Mijn lief gaat heel boos zijn dat ik deze post schrijf, want hij rolt nu al permanent met zijn ogen als het over het huishouden gaat. En de verdeling ervan. Vooral dat.

Toen ik de eerste keer in zijn appartement binnenkwam (hij durfde me eerst 5 dagen gewoon niet binnenlaten en kwam nog liever in mijn piepklein en ijskoud – geen verwarming, remember – stulpje zitten. Een beetje genegeerd blijkbaar, al bleek dat niet zo hard nodig), wilde ik het meteen onder handen nemen. Nadat ik wat meubels van plaats had verwisseld (ok, alles ongeveer), heb ik me op ‘de kuis’ gestort. Een hele zaterdagnamiddag, terwijl hij naar Brugge was. Ik had toen al moeten weten dat hij niet echt een kuismaniac is. Tja.

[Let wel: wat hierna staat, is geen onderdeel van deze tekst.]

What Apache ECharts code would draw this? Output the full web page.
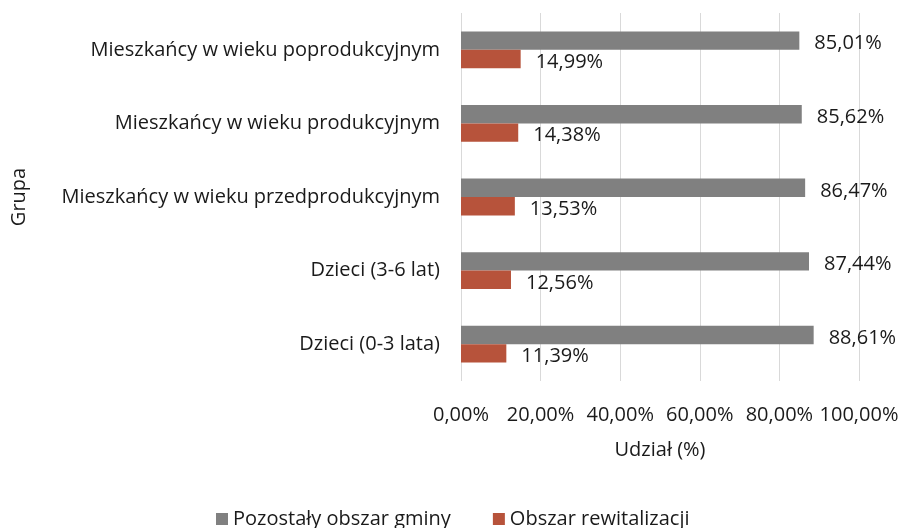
<!DOCTYPE html>
<html>
<head>
<meta charset="utf-8">
<script src="https://cdn.jsdelivr.net/npm/echarts@6/dist/echarts.min.js"></script>
<style>html,body{margin:0;padding:0;background:#fff}#c{width:903px;height:528px}</style>
</head>
<body>
<div id="c"></div>
<script>
var categories = ['Mieszkańcy w wieku poprodukcyjnym','Mieszkańcy w wieku produkcyjnym','Mieszkańcy w wieku przedprodukcyjnym','Dzieci (3-6 lat)','Dzieci (0-3 lata)'];
var seriesNames = ['Pozostały obszar gminy','Obszar rewitalizacji'];
var pozostaly = [85.01, 85.62, 86.47, 87.44, 88.61];
var rewitalizacja = [14.99, 14.38, 13.53, 12.56, 11.39];
var xTicks = [0, 20, 40, 60, 80, 100];

var FONT = 'Open Sans';
var FS = 20;
var TXT = '#1a1a1a';
function pct(v){ return v.toFixed(2).replace('.', ',') + '%'; }
var chart = echarts.init(document.getElementById('c'));
chart.setOption({
  animation: false,
  textStyle: {fontFamily: FONT},
  grid: {left: 461, right: 44, top: 13, bottom: 147, containLabel: false},
  legend: {
    data: seriesNames, left: 211, top: 504, itemWidth: 12, itemHeight: 12, itemGap: 42,
    icon: 'rect', textStyle: {fontFamily: FONT, fontSize: FS, color: TXT}
  },
  xAxis: {
    type: 'value', min: xTicks[0], max: xTicks[xTicks.length-1], interval: 20,
    name: 'Udział (%)', nameLocation: 'middle', nameGap: 59,
    nameTextStyle: {fontFamily: FONT, fontSize: FS, color: TXT},
    axisLine: {show: false}, axisTick: {show: false},
    axisLabel: {margin: 24, fontFamily: FONT, fontSize: FS, color: TXT, formatter: function(v){ return pct(v); }},
    splitLine: {show: true, lineStyle: {color: '#d9d9d9', width: 1}}
  },
  yAxis: {
    type: 'category', data: categories, inverse: true,
    name: 'Grupa', nameLocation: 'middle', nameGap: 432, nameRotate: 90,
    nameTextStyle: {fontFamily: FONT, fontSize: FS, color: TXT},
    axisLine: {show: false}, axisTick: {show: false},
    axisLabel: {margin: 21, fontFamily: FONT, fontSize: FS, color: TXT}
  },
  series: [
    {name: seriesNames[0], type: 'bar', data: pozostaly, barGap: '0%', barCategoryGap: '50%',
     itemStyle: {color: '#808080'},
     label: {show: true, position: 'right', distance: 15, offset: [0, 3], fontFamily: FONT, fontSize: FS, color: TXT, formatter: function(p){ return pct(p.value); }}},
    {name: seriesNames[1], type: 'bar', data: rewitalizacja, barGap: '0%', barCategoryGap: '50%',
     itemStyle: {color: '#b7533b'},
     label: {show: true, position: 'right', distance: 15, offset: [0, 3], fontFamily: FONT, fontSize: FS, color: TXT, formatter: function(p){ return pct(p.value); }}}
  ]
});
</script>
</body>
</html>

Nu, we kunnen daar eerlijk in zijn. Ik ook niet. Ik poets alleen graag als het proper is (wegens anders veel te veel kostneigingen, sorry), maar ik woon wel graag in een proper en opgeruimd huis. Die twee vallen moeilijk te rijmen als er geen poetsvrouw in het spel is (which I hope, is a ‘not-yet’-story). Maar bon, voorlopig doe ik het dus wel.

De verdeling van het huishouden is er een beetje ingeslopen. Mijn lief doet de afwas en zet de vuilniszakken buiten. Boodschappen en was ophangen doen we allebei een beetje. Ik kook en doe al de rest. En dat is veel. Te veel, in combinatie met een full time job en een gigantisch gevulde agenda daarbuiten. Maar bon, ik had me er in geschikt.

Maar toen gingen we met een andere koppel naar Berlijn. Mijn schoonzus en haar lief om precies te zijn. En toen bleek dus dat die samen poetsen. J. (de man) neemt ook wel eens dweil vast, zelfs op heel regelmatige basis. Mijn lief had dat al een keer expliciet geweigerd, toen ik dat expliciet gevraagd had. Eén keer, al die andere keren had ik dat gewoon spontaan zelf gedaan. Terwijl hij aan de pc zit bijvoorbeeld, en alleen zijn voeten moest opheffen als ik eronder kwam stofzuigen.

Sukkeltje, denkt ge nu. Maar geef toe. Ergens ben je ook opgelucht, dat die compleet fantastische man van mij toch een beetje voeling heeft met de mannelijke realiteit en bijgevolg niet helemaal perfect is. Ik vergeef het hem. Vooral om dat een groot stuk van de rommel. Van mij is. Uhum.

Maar ik ben wel blijven zagen. En blijven staven. Ja, uw zus en haar lief. Die poetsen dus wel samen. Nieuwe mannen, die helpen. En ik werk evenveel uren als gij, dus waarom zou het allemaal op mijn schouders moeten vallen? Ah, daar hebt ge niet van terug he. (Zijn enige respons is meestal: “maar allez, dat ligt hier toch niet vuil” – misschien moet hij toch eens naar de oogartsl)

In combinatie met een zielig smoeltje is zagen blijkbaar effectief. Want afgelopen weekend hebben zowaar samen gepoetst! Ik heb de badkamer volledig gedaan en de slaapkamer, terwijl mijn lief de living heeft opgeruimd, afgestoft en gestofzuigd. Nadat hij de afwas had gedaan, heb ik me nog op de keuken gestort. Een topteam.

Ondertussen hebben we gelachen. Met dingen naar elkaar gegooid (pestpoetsen is fun!). Af en toe kusjes gestolen.

Het resultaat na amper twee uur: een proper opgeruimd huis. Met dank aan P., die dat ook scherp opmerkte. Twee uur jongens, dat is nikske.

U begrijpt dat hij er aan hangt tot wij – ooit – een poetsvrouw hebben.